According to the guidance, to proceed with a literature review, a person having the necessary qualifications, experience, and knowledge should conduct a search based on the predefined questions outlining the main aspects to be addressed. Using these questions as a reference point, a responsible person should identify the publications falling within the scope and analyze them. 

As further explained by the HSA, the literature search protocol should include:

  • The sources of data that will be used and a justification for their choice;
  • The extent of any searches of scientific literature databases (the database search strategy);
  • The selection/criteria to be applied to published literature and justification for their choice;
  • Strategies for addressing the potential for duplication of data across multiple publications. 

Upon completion of a literature review, the appropriate report should be formed.

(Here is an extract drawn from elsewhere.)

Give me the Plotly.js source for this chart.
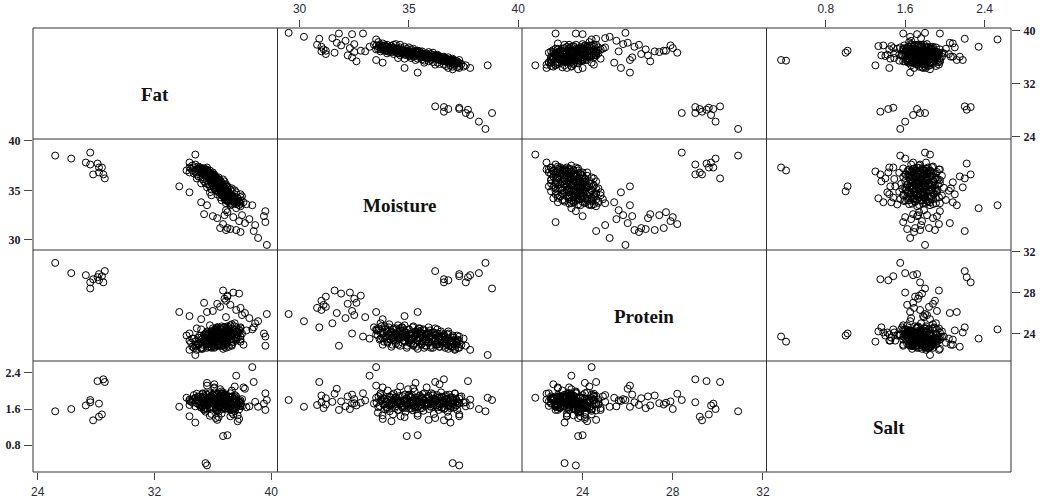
<!DOCTYPE html>
<html><head><meta charset="utf-8">
<script src="https://cdn.plot.ly/plotly-3.0.1.min.js"></script>
<style>body{margin:0;background:#fff}</style>
</head><body>
<div id="chart" style="width:1048px;height:500px"></div>
<script>
const varNames = ['Fat', 'Moisture', 'Protein', 'Salt'];

const fat = [
  37.9,37.2,38.3,37.5,36.9,37.8,38.1,37.0,37.6,36.6,
  37.9,37.3,36.8,37.7,37.1,36.5,37.4,38.0,36.9,37.2,
  36.6,37.5,36.3,37.0,36.7,37.6,36.4,36.9,37.3,36.2,
  36.8,37.2,35.9,36.6,36.1,37.0,36.4,35.8,36.7,36.0,
  36.5,35.7,36.9,36.2,35.5,36.6,35.9,36.3,35.4,36.0,
  35.6,36.4,35.3,35.9,36.2,35.2,35.7,36.1,35.0,35.5,
  35.8,34.9,35.4,35.7,34.7,35.2,35.6,34.8,35.3,35.0,
  34.6,35.2,34.9,34.5,35.1,34.7,34.4,35.0,34.6,34.8,
  37.9,37.9,37.5,37.3,37.0,36.5,36.8,36.7,36.4,36.1,
  37.0,35.9,35.8,35.6,35.2,34.9,34.4,34.2,36.5,36.9,
  39.7,39.1,38.8,39.6,39.5,39.6,37.6,37.2,36.9,36.5,37.0,38.2,37.8,38.5,36.3,37.4,
  36.8,38.0,36.0,35.4,36.9,37.0,35.6,35.2,38.9,37.9,36.7,34.4,33.7,34.4,34.8,
  35.5,35.6,36.7,37.0,38.7,37.6,
  25.2,26.3,27.6,28.6,28.5,27.8,28.2,28.4,28.2,28.1,27.3,27.6,
  37.8,37.3,37.6,37.9,37.2,37.5,37.7,37.1,37.4,37.8,
  37.0,37.6,37.3,36.9,37.5,37.2,37.7,36.8,37.4,37.0,
  37.4,36.8,37.1,36.7,37.3,36.9,36.6,37.2,36.8,37.0,
  36.6,37.1,36.8,36.4,37.0,36.7,36.5,36.9,36.3,36.8,
  36.5,36.9,36.3,36.7,36.6,36.2,36.8,36.4,36.6,36.3,
  36.7,36.2,36.5,36.1,36.6,36.3,36.0,36.4,36.5,36.1,
  36.4,35.9,36.2,36.0,36.5,35.8,36.3,36.1,35.9,36.2,
  35.8,36.3,36.0,35.7,36.2,35.9,35.6,36.1,35.8,35.5,
  36.0,35.6,35.9,35.4,35.8,35.5,36.0,35.6,35.3,35.7,
  35.4,35.8,35.2,35.6,35.3,35.5,35.0,35.4,35.2,35.1,
  37.3,37.0,36.9,36.6,36.4,36.3,36.0,35.9,35.7,35.5,
  37.6,37.3,37.1,36.8,36.8,36.4,36.3,36.1,35.8,35.5
];
const moisture = [
  33.4,33.5,33.6,33.7,33.7,33.8,33.8,33.9,33.9,34.0,
  34.0,34.1,34.1,34.2,34.2,34.3,34.3,34.4,34.4,34.5,
  34.5,34.6,34.6,34.7,34.7,34.8,34.8,34.9,34.9,35.0,
  35.0,35.1,35.1,35.2,35.2,35.3,35.3,35.4,35.4,35.5,
  35.5,35.6,35.6,35.7,35.7,35.8,35.8,35.9,35.9,36.0,
  36.0,36.1,36.1,36.2,36.2,36.3,36.3,36.4,36.4,36.5,
  36.5,36.6,36.6,36.7,36.7,36.8,36.8,36.9,36.9,37.0,
  37.0,37.1,37.1,37.2,37.2,37.3,37.3,37.4,37.5,37.6,
  34.3,34.6,35.0,35.2,35.4,35.6,35.9,36.1,36.3,36.6,
  34.0,34.5,34.8,35.3,35.7,36.2,36.8,37.0,35.1,35.5,
  29.5,30.2,30.9,32.9,32.4,31.8,31.0,31.1,31.0,31.2,31.2,31.7,31.9,32.1,32.2,32.3,
  32.5,32.5,32.4,32.6,33.0,32.8,33.5,33.8,31.5,30.8,31.6,34.8,35.4,37.8,38.6,
  37.0,37.3,34.9,35.4,33.5,33.2,
  38.5,38.2,38.8,36.2,36.6,36.6,36.8,37.3,37.3,37.7,37.8,37.6,
  33.52,33.58,33.61,33.66,33.70,33.74,33.79,33.83,33.86,33.91,
  33.95,33.99,34.03,34.08,34.12,34.15,34.19,34.24,34.27,34.31,
  34.35,34.38,34.42,34.47,34.51,34.54,34.58,34.62,34.66,34.70,
  34.73,34.77,34.81,34.85,34.88,34.92,34.96,35.00,35.04,35.07,
  35.11,35.15,35.18,35.22,35.26,35.29,35.33,35.37,35.40,35.44,
  35.48,35.52,35.55,35.59,35.63,35.66,35.70,35.74,35.77,35.81,
  35.85,35.88,35.92,35.96,35.99,36.03,36.07,36.10,36.14,36.18,
  36.21,36.25,36.29,36.32,36.36,36.40,36.43,36.47,36.51,36.54,
  36.58,36.62,36.66,36.69,36.73,36.77,36.80,36.84,36.88,36.91,
  36.95,36.99,37.03,37.06,37.10,37.14,37.17,37.21,37.25,37.32,
  34.2,34.5,34.9,35.2,35.5,35.8,36.1,36.4,36.7,37.0,
  34.0,34.4,34.7,35.0,35.3,35.6,35.9,36.2,36.5,36.9
];
const protein = [
  24.6,23.9,24.3,25.0,23.5,24.1,22.9,24.7,23.6,24.4,
  23.2,24.9,23.8,24.2,22.7,24.5,23.4,24.0,23.0,24.8,
  23.6,24.3,22.8,23.9,24.6,23.3,24.1,22.6,23.7,24.4,
  23.1,24.0,23.5,24.7,22.9,23.8,24.2,23.3,22.5,24.5,
  23.6,24.0,23.0,24.3,23.4,22.8,23.9,24.6,23.2,23.7,
  22.6,24.1,23.5,22.9,23.8,24.4,23.1,22.7,23.6,24.0,
  23.3,22.8,23.9,23.0,23.5,22.5,24.2,23.2,22.9,23.6,
  22.7,23.4,22.4,23.1,23.8,22.6,23.3,22.9,23.5,22.8,
  23.7,24.5,23.9,22.8,24.3,23.2,24.0,23.6,22.9,23.7,
  23.5,23.8,24.8,24.1,22.6,24.5,24.0,23.8,23.0,24.2,
  25.9,25.2,24.6,23.7,24.0,22.8,26.3,26.8,27.2,26.6,27.6,26.0,27.9,25.5,26.9,28.0,
  27.4,25.8,26.2,27.0,25.6,27.7,26.1,25.4,25.0,26.5,28.2,25.7,26.1,22.4,21.9,
  23.2,23.7,23.8,24.0,24.4,23.5,
  30.9,29.9,28.4,30.1,29.0,29.3,29.2,29.6,29.8,29.5,29.7,29.0,
  24.3,23.8,24.5,23.4,24.1,24.7,23.6,24.0,23.2,24.4,
  23.7,24.2,23.1,24.6,23.9,23.4,24.1,22.9,24.4,23.6,
  24.0,23.3,24.5,23.7,22.9,24.2,23.5,23.9,24.6,23.1,
  23.6,24.3,23.2,23.8,24.1,22.8,23.5,24.4,23.9,23.3,
  24.0,23.4,24.6,23.0,23.7,24.2,22.7,23.9,23.3,24.5,
  23.5,24.1,22.9,23.8,23.3,24.4,23.6,22.8,24.0,23.4,
  23.9,23.1,23.6,24.3,22.8,23.4,23.8,22.6,24.1,23.3,
  23.5,22.9,24.0,23.2,23.7,22.7,23.4,24.2,23.0,23.6,
  23.1,23.8,22.6,23.4,23.0,23.9,22.8,23.5,23.2,22.7,
  23.3,22.7,23.6,23.0,22.5,23.2,22.9,23.4,22.6,23.0,
  23.8,23.4,23.6,23.9,23.5,23.7,23.2,23.6,23.4,23.1,
  24.2,23.9,24.0,23.4,23.8,23.2,24.1,23.5,23.7,23.3
];
const salt = [
  1.72,1.85,1.64,1.91,1.78,1.38,2.08,1.70,1.83,1.60,
  1.76,1.88,1.68,1.33,1.80,1.94,1.74,1.66,1.86,1.58,
  1.79,2.10,1.71,1.63,1.89,1.77,1.42,1.84,1.69,1.92,
  1.75,1.61,1.87,1.73,2.06,1.66,1.81,1.45,1.77,1.90,
  1.70,1.85,1.62,1.79,1.95,1.68,1.74,1.36,1.88,1.72,
  1.81,1.65,1.93,1.76,1.40,1.84,1.70,2.15,1.78,1.63,
  1.87,1.73,1.60,1.82,1.91,1.67,1.75,1.30,1.86,1.71,
  1.80,1.64,1.94,1.77,1.69,1.83,1.44,1.88,1.74,1.66,
  1.73,1.79,1.86,1.68,1.76,1.83,1.71,1.90,1.64,1.78,
  1.81,1.75,1.62,2.18,1.72,1.80,1.69,1.85,1.74,1.67,
  1.80,1.65,2.20,1.95,1.72,1.58,1.75,1.62,1.90,1.84,1.70,2.05,1.77,1.66,1.88,1.60,
  1.73,1.82,1.92,1.68,1.79,1.74,2.12,1.85,1.76,1.69,1.94,1.78,1.65,1.81,1.85,
  0.40,0.35,1.00,1.02,2.53,2.34,
  1.55,1.60,1.80,2.20,2.26,1.35,1.43,1.48,1.72,2.22,1.68,1.75,
  1.74,1.52,1.88,1.67,1.95,1.81,1.46,1.70,1.83,1.59,
  1.77,1.63,2.01,1.72,1.55,1.86,1.69,1.91,1.48,1.80,
  1.62,1.84,1.71,1.97,1.58,1.76,1.89,1.44,1.73,1.66,
  1.79,1.65,1.92,1.54,1.82,1.70,2.04,1.61,1.75,1.87,
  1.68,1.90,1.57,1.78,1.99,1.64,1.85,1.73,1.50,1.81,
  1.76,1.62,1.87,1.71,1.93,1.56,1.80,1.67,1.84,2.08,
  1.73,1.89,1.60,1.78,1.65,1.95,1.70,1.83,1.49,1.76,
  1.82,1.68,1.91,1.74,1.58,1.86,1.71,1.97,1.64,1.79,
  1.75,1.61,1.88,1.69,1.83,1.54,1.77,1.92,1.66,1.80,
  1.72,1.85,1.63,1.78,1.95,1.68,1.81,1.58,1.74,1.87,
  1.70,1.78,1.74,1.68,1.80,1.72,1.76,1.66,1.82,1.75,
  1.64,1.86,1.69,1.91,1.60,1.84,1.73,1.79,1.87,1.62
];

const fatTicks = [24, 32, 40];
const moistureTicks = [30, 35, 40];
const proteinTicks = [24, 28, 32];
const saltTicks = [0.8, 1.6, 2.4];

const data = [fat, moisture, protein, salt];
const ticks = [fatTicks, moistureTicks, proteinTicks, saltTicks];
const ranges = [[23.68, 40.43], [28.99, 40.17], [21.31, 32.16], [0.203, 2.666]];

const traces = [];
for (let r = 0; r < 4; r++) {
  for (let c = 0; c < 4; c++) {
    if (r === c) continue;
    traces.push({
      type: 'scatter', mode: 'markers',
      x: data[c], y: data[r],
      xaxis: 'x' + (c === 0 ? '' : c + 1),
      yaxis: 'y' + (r === 0 ? '' : r + 1),
      marker: { symbol: 'circle-open', size: 7, color: '#000', line: { width: 1, color: '#000' } },
      hoverinfo: 'skip', showlegend: false
    });
  }
}

const xFont = { family: 'Liberation Sans, Arial, sans-serif', size: 12, color: '#2a2a3a' };
const yFont = { family: 'Liberation Serif, Times New Roman, serif', size: 12, color: '#1a1a2a', weight: 'bold' };

const layout = {
  width: 1048, height: 500,
  margin: { l: 33, r: 37, t: 28, b: 28 },
  paper_bgcolor: '#fff', plot_bgcolor: '#fff',
  showlegend: false,
  shapes: [], annotations: []
};

const xSides = ['bottom', 'top', 'bottom', 'top'];
const xAnchors = ['y4', 'y', 'y4', 'y'];
const ySides = ['right', 'left', 'right', 'left'];
const yAnchors = ['x4', 'x', 'x4', 'x'];

for (let i = 0; i < 4; i++) {
  const suffix = i === 0 ? '' : String(i + 1);
  layout['xaxis' + suffix] = {
    domain: [i * 0.25, (i + 1) * 0.25],
    range: ranges[i], anchor: xAnchors[i], side: xSides[i],
    tickmode: 'array', tickvals: ticks[i], ticktext: ticks[i].map(v => String(v)),
    ticks: 'outside', ticklen: 7, tickwidth: 1, tickcolor: '#444',
    showgrid: false, zeroline: false, showline: false,
    tickfont: xFont, ticklabelstandoff: 2, fixedrange: true
  };
  layout['yaxis' + suffix] = {
    domain: [(3 - i) * 0.25, (4 - i) * 0.25],
    range: ranges[i], anchor: yAnchors[i], side: ySides[i],
    tickmode: 'array', tickvals: ticks[i], ticktext: ticks[i].map(v => String(v)),
    ticks: 'outside', ticklen: 8, tickwidth: 1, tickcolor: '#444',
    showgrid: false, zeroline: false, showline: false,
    tickfont: yFont, ticklabelstandoff: 1, fixedrange: true
  };
  layout.annotations.push({
    xref: 'paper', yref: 'paper',
    x: i * 0.25 + 0.125, y: (3 - i) * 0.25 + 0.125,
    xanchor: 'center', yanchor: 'middle',
    yshift: -11, showarrow: false, text: varNames[i],
    font: { family: 'Liberation Serif, Times New Roman, serif', size: 19, color: '#111', weight: 'bold' }
  });
}

const lineStyle = { color: '#333', width: 1 };
layout.shapes.push({ type: 'rect', xref: 'paper', yref: 'paper', x0: 0, x1: 1, y0: 0, y1: 1, line: lineStyle });
for (const p of [0.25, 0.5, 0.75]) {
  layout.shapes.push({ type: 'line', xref: 'paper', yref: 'paper', x0: p, x1: p, y0: 0, y1: 1, line: lineStyle });
  layout.shapes.push({ type: 'line', xref: 'paper', yref: 'paper', x0: 0, x1: 1, y0: p, y1: p, line: lineStyle });
}

Plotly.newPlot('chart', traces, layout, { displayModeBar: false, staticPlot: true });
</script>
</body></html>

The authority additionally emphasizes that any deviations from the initial protocol should be duly reflected as well. The guidance also provides an example of a format to be used for such a report in one of its annexes. Moreover, the authority also mentions that the literature review should be duly documented to make it possible to verify its results and reproduce the search. 

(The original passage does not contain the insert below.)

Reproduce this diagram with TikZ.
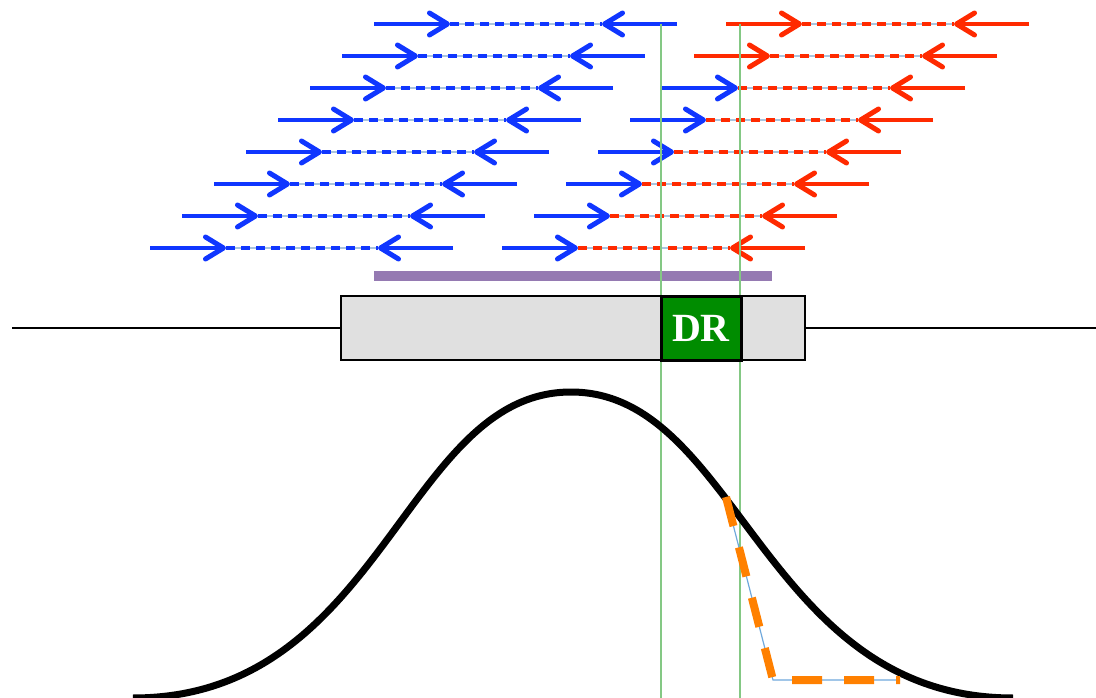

Thus, the scope of documentation related to a literature search includes the following elements:

  • The literature search protocol;
  • The literature search report; and 
  • Published articles and other references were identified as being relevant to the medical device in question. 

The above mentioned documents would be included in the scope of clinical evidence, and later – in the technical documentation related to a medical device in question. It is also stated that the documentation should be formed in a way ensuring that it is always possible to assess the relevance of the materials attached at later stages of the medical device’s assessment process. For such purpose, it is important to keep the copies of the materials used, as well as all the references thereto, as this could be required in case of reviewing the methodology used when conducting a literature search; as well as to evaluate the validity of conclusions made based on this information. The authority additionally emphasizes the importance of keeping the sources, as the abstracts could be insufficient for a comprehensive assessment. 


Data Generated Through Clinical Experience in Brief

According to the guidance, the data could also derive from clinical experience when the device in question (or a comparable one) is used for its intended purpose. This includes, inter alia, the following types of data:

  • Product owner-generated post-market surveillance reports, registries, or cohort studies (which may contain unpublished long term safety and performance data);
  • Adverse events databases (held by either the product owner or regulatory authorities);
  • Data for the medical device in question was generated from individual patients under compassionate usage programs before marketing the medical device; and 
  • Details of clinically relevant field corrective actions (e.g., recalls, notifications, hazard alerts). 

Such data constitute a valuable source of information as it is based on the actual use of a medical device in the intended use environment. Moreover, such data is usually more representative than the one deriving from clinical trials. Hence, the data could be used to identify safety and performance issues that could not be identified in other ways, especially due to the long-term perspective. It also allows identifying the way the actual end-users operate the device and outline the issues associated thereto. The authority also mentions that the said approach could be useful in the case of low-risk medical devices that are not subject to special investigation. 

In summary, the present FDA guidance describes in detail the literature search as the way of collecting additional data related to the medical device in question and also explains the particular way it should be conducted. The document highlights the main points to be considered to ensure the accuracy and reliability of the results.